The first year of graduate school can be a scary one, but we are here to say it is not impossible. As a first-year student, you are learning to navigate scientific papers and what feels like an unmanageable amount of material. Everyone in your class has different expertise and this can appear to set an uneven playing field when in reality, everyone is learning something new and different. It’s difficult not comparing yourself to your classmates because that is the natural reaction, but really do not do it! Remember that you are all trying to figure this whole thing out and that YOU are just as deserving as the rest of your classmates to be in your class.

Some general advice: Form a study group; they will be your life line during the first year. When choosing a lab, do not become paralyzed in the decision, just do the best you can and find the mentor that fits you BEST. The science will change as you continue in your career, whether that be a post doc or industry, but the MENTOR during your PhD training is of utmost importance. Reading papers will get easier, and as the year goes by, you will be so surprised how much you have learned and the difference in how you approach scientific questions. This will be gradual but it will happen when you are not paying attention. And last but not least, take it all in because it will go fast! Before you know it you will be starting your second year wondering what happened to the first. Enjoy it because it really is a truly amazing time!!

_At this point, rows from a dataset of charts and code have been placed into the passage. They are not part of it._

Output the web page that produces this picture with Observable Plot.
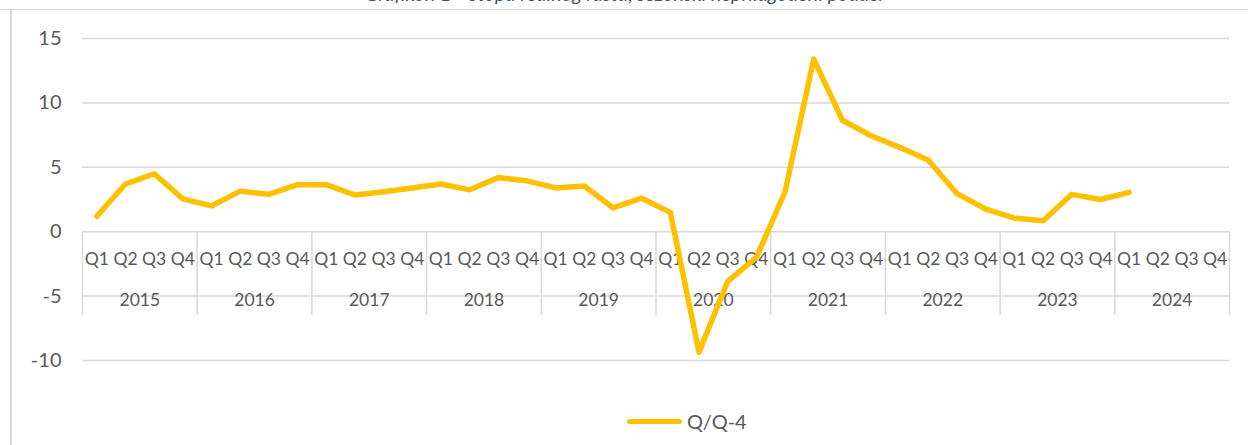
<!DOCTYPE html>
<html>
<head>
<meta charset="utf-8">
<script src="https://cdn.jsdelivr.net/npm/d3@7"></script>
<script src="https://cdn.jsdelivr.net/npm/@observablehq/plot@0.6"></script>
<style>
  body { margin: 0; background: #fff; }
  #wrap { position: relative; width: 1248px; height: 445px; overflow: hidden; font-family: Lato, "Open Sans", sans-serif; background: #fff; }
  #title { position: absolute; left: 0; top: 0; width: 1248px; height: 9px; overflow: hidden; border-bottom: 1.5px solid #d9d9d9; }
  #title div { position: absolute; left: 0; width: 1248px; top: -19px; line-height: 24px; font-size: 20px; font-style: italic; color: #44546A; text-align: center; }
  #leftline { position: absolute; left: 10px; top: 9px; width: 2px; height: 436px; background: #d9d9d9; }
  #chart { position: absolute; left: 0; top: 0; }
  #legend { position: absolute; left: 627px; top: 407px; height: 28px; display: flex; align-items: center; font-size: 20px; color: #595959; }
  #legend .sw { width: 55px; height: 5px; border-radius: 3px; background: #FFC000; margin-right: 5px; }
</style>
</head>
<body>
<div id="wrap">
  <div id="title"><div>Grafikon 1 - Stopa realnog rasta, sezonski neprilagođeni podaci</div></div>
  <div id="leftline"></div>
  <div id="chart"></div>
  <div id="legend"><span class="sw"></span><span id="legendText"></span></div>
</div>
<script>
const years = ["2015", "2016", "2017", "2018", "2019", "2020", "2021", "2022", "2023", "2024"];
const quarters = ["Q1", "Q2", "Q3", "Q4"];
const seriesName = "Q/Q-4";
const values = [
  1.2, 3.7, 4.5, 2.55,
  2.0, 3.15, 2.9, 3.65,
  3.65, 2.85, 3.1, 3.4,
  3.7, 3.25, 4.2, 3.95,
  3.4, 3.55, 1.85, 2.6,
  1.5, -9.35, -3.85, -2.0,
  3.1, 13.4, 8.65, 7.45,
  6.55, 5.55, 2.95, 1.75,
  1.05, 0.85, 2.9, 2.5,
  3.05, null, null, null
];
const yTicks = [15, 10, 5, 0, -5, -10];

const data = [];
years.forEach((yr, yi) => quarters.forEach((q, qi) => {
  const idx = yi * quarters.length + qi;
  data.push({idx, year: yr, q, v: values[idx]});
}));
const yearBounds = d3.range(0, years.length + 1).map(i => i * quarters.length);

const chart = Plot.plot({
  width: 1248,
  height: 395,
  marginLeft: 82,
  marginRight: 19,
  marginTop: 38,
  marginBottom: 35,
  style: { fontFamily: "Lato, 'Open Sans', sans-serif", fontSize: "20px", color: "#595959", background: "transparent" },
  x: { domain: [0, years.length * quarters.length], axis: null },
  y: { domain: [-10, 15], axis: null },
  marks: [
    Plot.ruleY(yTicks, { stroke: "#d9d9d9", strokeWidth: 1.5 }),
    Plot.ruleX(yearBounds, { x: d => d, y1: 0, y2: 0, insetBottom: -84, stroke: "#d9d9d9", strokeWidth: 1.5 }),
    Plot.axisY(yTicks, { tickSize: 0, tickPadding: 21, fontSize: 20, fill: "#595959", label: null, tickFormat: d => String(d) }),
    Plot.text(data, { x: d => d.idx + 0.5, y: 0, text: "q", dy: 28, fontSize: 17.5, fill: "#595959" }),
    Plot.text(years, { x: (d, i) => i * quarters.length + quarters.length / 2, y: 0, text: d => d, dy: 69, fontSize: 17.5, fill: "#595959" }),
    Plot.line(data, { x: d => d.idx + 0.5, y: "v", stroke: "#FFC000", strokeWidth: 5.5, strokeLinejoin: "round", strokeLinecap: "round" })
  ]
});
document.getElementById("chart").appendChild(chart);
document.getElementById("legendText").textContent = seriesName;
</script>
</body>
</html>
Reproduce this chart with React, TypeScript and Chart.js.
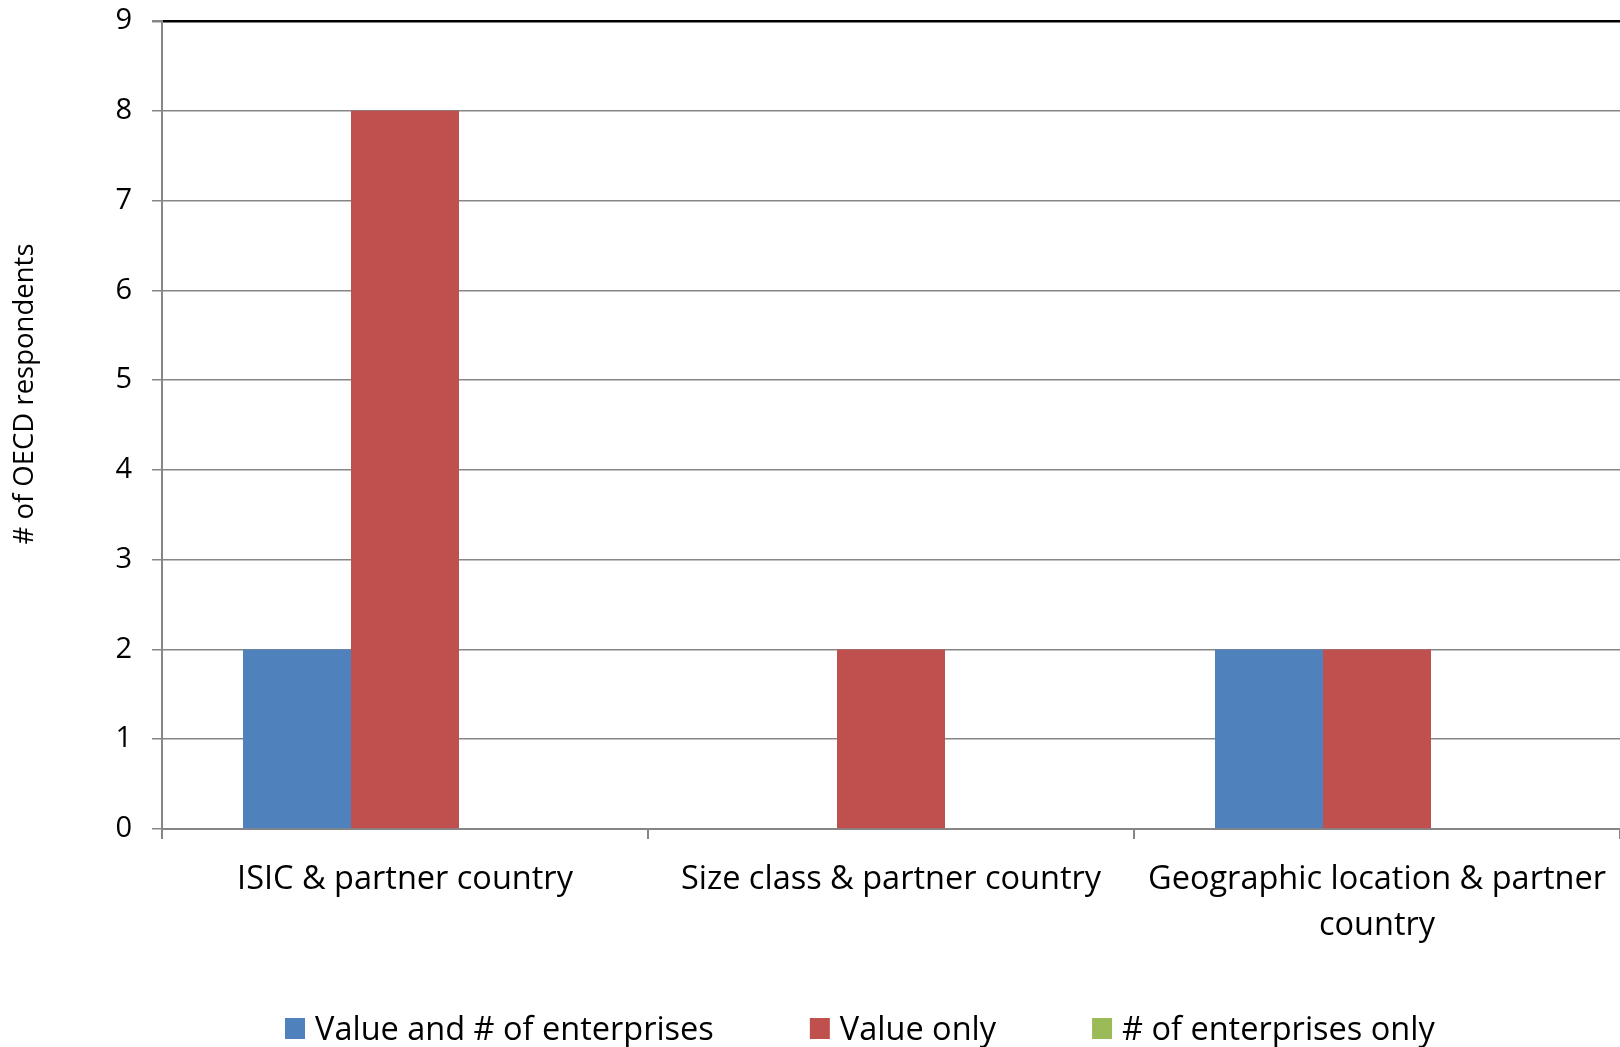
import React, { useEffect, useRef } from 'react';
import { Chart, registerables } from 'chart.js';

Chart.register(...registerables);

// ---- data ----
const categories: (string | string[])[] = [
  'ISIC & partner country',
  'Size class & partner country',
  ['Geographic location & partner', 'country'],
];
const seriesNames = ['Value and # of enterprises', 'Value only', '# of enterprises only'];
const valueAndCount = [2, 0, 2];
const valueOnly = [8, 2, 2];
const countOnly = [0, 0, 0];
const seriesColors = ['#4F81BD', '#C0504D', '#9BBB59'];
const yMin = 0;
const yMax = 9;
const yStep = 1;
const yAxisTitle = '# of OECD respondents';

const W = 1620;
const H = 1047;
const FONT = '"Open Sans", "DejaVu Sans", sans-serif';

export default function App() {
  const ref = useRef<HTMLCanvasElement | null>(null);

  useEffect(() => {
    document.body.style.margin = '0';
    const canvas = ref.current;
    if (!canvas) return;

    const yTitlePlugin = {
      id: 'yTitle',
      afterDraw(chart: any) {
        const ctx = chart.ctx;
        ctx.save();
        ctx.translate(33, 394);
        ctx.rotate(-Math.PI / 2);
        ctx.font = `27.5px ${FONT}`;
        ctx.fillStyle = '#000';
        ctx.textAlign = 'center';
        ctx.textBaseline = 'alphabetic';
        ctx.fillText(yAxisTitle, 0, 0);
        ctx.restore();
      },
    };

    const legendPlugin = {
      id: 'customLegend',
      afterDraw(chart: any) {
        const ctx = chart.ctx;
        ctx.save();
        ctx.font = `32.5px ${FONT}`;
        ctx.textAlign = 'left';
        ctx.textBaseline = 'alphabetic';
        let x = 285;
        chart.data.datasets.forEach((ds: any) => {
          ctx.fillStyle = ds.backgroundColor;
          ctx.fillRect(x, 1018, 20, 21);
          x += 30;
          ctx.fillStyle = '#000';
          ctx.fillText(ds.label, x, 1040);
          x += ctx.measureText(ds.label).width + 96;
        });
        ctx.restore();
      },
    };

    const chart = new Chart(canvas, {
      type: 'bar',
      data: {
        labels: categories as any,
        datasets: [
          { label: seriesNames[0], data: valueAndCount, backgroundColor: seriesColors[0], borderWidth: 0 },
          { label: seriesNames[1], data: valueOnly, backgroundColor: seriesColors[1], borderWidth: 0 },
          { label: seriesNames[2], data: countOnly, backgroundColor: seriesColors[2], borderWidth: 0 },
        ],
      },
      options: {
        responsive: false,
        maintainAspectRatio: false,
        animation: false,
        devicePixelRatio: 1,
        datasets: { bar: { categoryPercentage: 2 / 3, barPercentage: 1 } },
        layout: { padding: { top: 21, left: 0, right: 0, bottom: 0 } },
        plugins: {
          tooltip: { enabled: false },
          title: { display: false },
          legend: { display: false },
        },
        scales: {
          x: {
            offset: true,
            grid: {
              offset: true,
              drawOnChartArea: false,
              drawTicks: true,
              tickLength: 10,
              color: '#868686',
              tickColor: '#868686',
              lineWidth: 2,
            },
            border: { display: true, color: '#868686', width: 2 },
            ticks: {
              color: '#000',
              padding: 18,
              maxRotation: 0,
              autoSkip: false,
              font: { family: FONT, size: 32.5, lineHeight: 1.4 },
            },
            afterFit(scale: any) {
              scale.height = H - 829;
              scale.paddingLeft = 0;
              scale.paddingRight = 0;
            },
          },
          y: {
            min: yMin,
            max: yMax,
            grid: {
              color: (c: any) => (c.tick && c.tick.value === yMax ? '#000' : '#868686'),
              tickColor: '#868686',
              lineWidth: (c: any) => (c.tick && c.tick.value === yMax ? 2.5 : 1.5),
              tickLength: 10,
              drawTicks: true,
            },
            border: { display: true, color: '#868686', width: 2 },
            ticks: {
              stepSize: yStep,
              color: '#000',
              padding: 20,
              font: { family: FONT, size: 29 },
            },
            afterFit(scale: any) {
              scale.width = 162;
              scale.paddingTop = 0;
              scale.paddingBottom = 0;
            },
          },
        },
      },
      plugins: [yTitlePlugin, legendPlugin],
    } as any);

    return () => chart.destroy();
  }, []);

  return (
    <div style={{ position: 'absolute', left: 0, top: 0, width: W, height: H, background: '#fff' }}>
      <canvas ref={ref} width={W} height={H} style={{ width: W, height: H, display: 'block' }} />
    </div>
  );
}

Advice from the Co-founders of GradSlack:

The greatest advice I can give an incoming first year student is to find your support system. Find the people that celebrate you on the good days and lift you up on the bad days. Remember to take care of yourself and define a work life balance that works for you. DO NOT GIVE UP! There are days when you will not want to do it anymore but remember you were selected amongst many other people for your position and you deserve that spot! You have been given an opportunity that only 0.00128% of people on planet Earth are given, so make the most of it!

Brittany Jack

Don’t let yourself freak out TOO MUCH. I know I was nervous after quitting my stable corporate job to go down this unknown path – but at this point, I haven’t looked back! It was quite intimidating to go back to school surrounded by people that seemed to know everything already, but reach out to them, let them know areas you may be struggling with, because there are times when they too will need you (believe it or not 😊). So, take a breath, and realize our jobs allow us to sit in a classroom or work in a lab and learn ALL DAY, how many other careers give you that opportunity? So just enjoy it!

Roz Henn

You’ll struggle a lot the first year. You’ll struggle in class. You’ll struggle in your rotations to find a home. You’ll struggle to balance school and your personal life. But embrace those struggles, because from them come really wonderful things! Class is tough, but you’ll learn so much even if you don’t realize it! You’ll learn to think scientifically, to question the world around you, and how to read scientific papers without wanting to give up. Finding a home (lab) can be a HUGE struggle, or at least it was for me. So really do everything you can to get the most out of your rotations. Ask questions, learn new things, form relationships with the people in the lab and the PI. Even if you end up not choosing a particular lab, you’ll walk away with a wealth of information and hopefully a few new people in your corner. The balance between work and personal life can be tricky, but you’ll learn during your first year how much time you realistically need to put into studying and you’ll learn how much you need your friends and family outside of school. When you’re having a particularly rough day remember that what you’re doing is worth it, and when you’re struggling, you’re really growing!